Malgré tout, signale-t-on dans le communiqué, l’administration fiscale a adressé à l’Assemblée nationale un redressement pour la période 2010-2013. Une procédure « qui n’intègre pas les paiements déjà effectués et détaillés ci-dessus. Ce redressement fait l’objet d’un contentieux en voie de règlement par une réconciliation des chiffres en cours entre les deux parties. »
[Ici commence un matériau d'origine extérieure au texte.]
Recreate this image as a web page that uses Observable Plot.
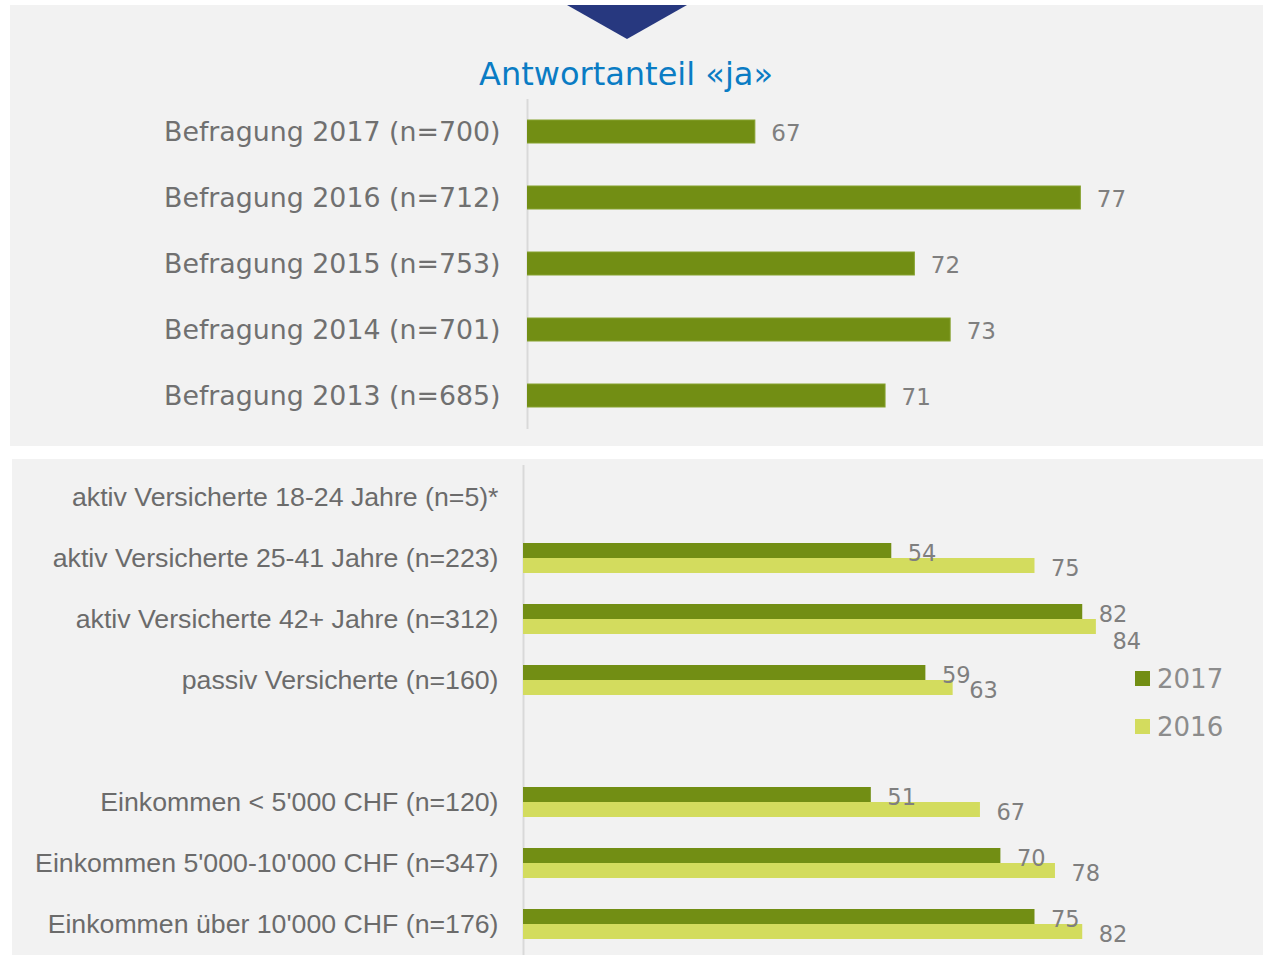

« Voilà la stricte vérité de la situation fiscale de l’Assemblée nationale, au titre desdits prélèvements sur les salaires des Députés et des Personnels », conclut la direction de la communication de l’Assemblée nationale. Qui ajoute : « Sous l’éclairage de ces données, il est évident que l’Assemblée nationale ne peut devoir la somme de deux milliards sept cents millions de FCFA (2.700.000.000) à la Direction générale des Impôts et Domaines. La procédure et la base de calcul sont contestables. Il n’y a pas lieu de revenir sur la question de pénalités de retard qui seraient imposées, en guise de sanctions, à l’encontre de l’Institution parlementaire, qui est un démembrement de l’État. En tout état de cause, en matière de fiscalité, l’État sénégalais possède les mécanismes et les procédures à même de résoudre les contentieux. »
Et Amadou Ba confirma Sonko« Je le dis très clairement. Aucun député ne doit de l’argent. Ce que le député perçoit, nous ne le considérons pas comme un salaire. Ils subissent une retenue à la source. Si un député nous doit des impôts, cela veut dire que tous les fonctionnaires nous en doivent. L’idée selon laquelle les députés doivent des impôts n’a pas de sens. Je voudrai vous rassurer. Les députés ne doivent pas aux Impôts et Domaines de l’argent. Cette affaire relève un peu d’une incompréhension », dit-il, avant d’ajouter : » C’est une situation regrettable découlant d’une mauvaise utilisation de l’information sur les dettes fiscales des agences et structures autonomes assimilées, annexées dans le Document de programmation budgétaire et économique pluriannuelle (Dpbep) de l’année dernière 2016-2018″.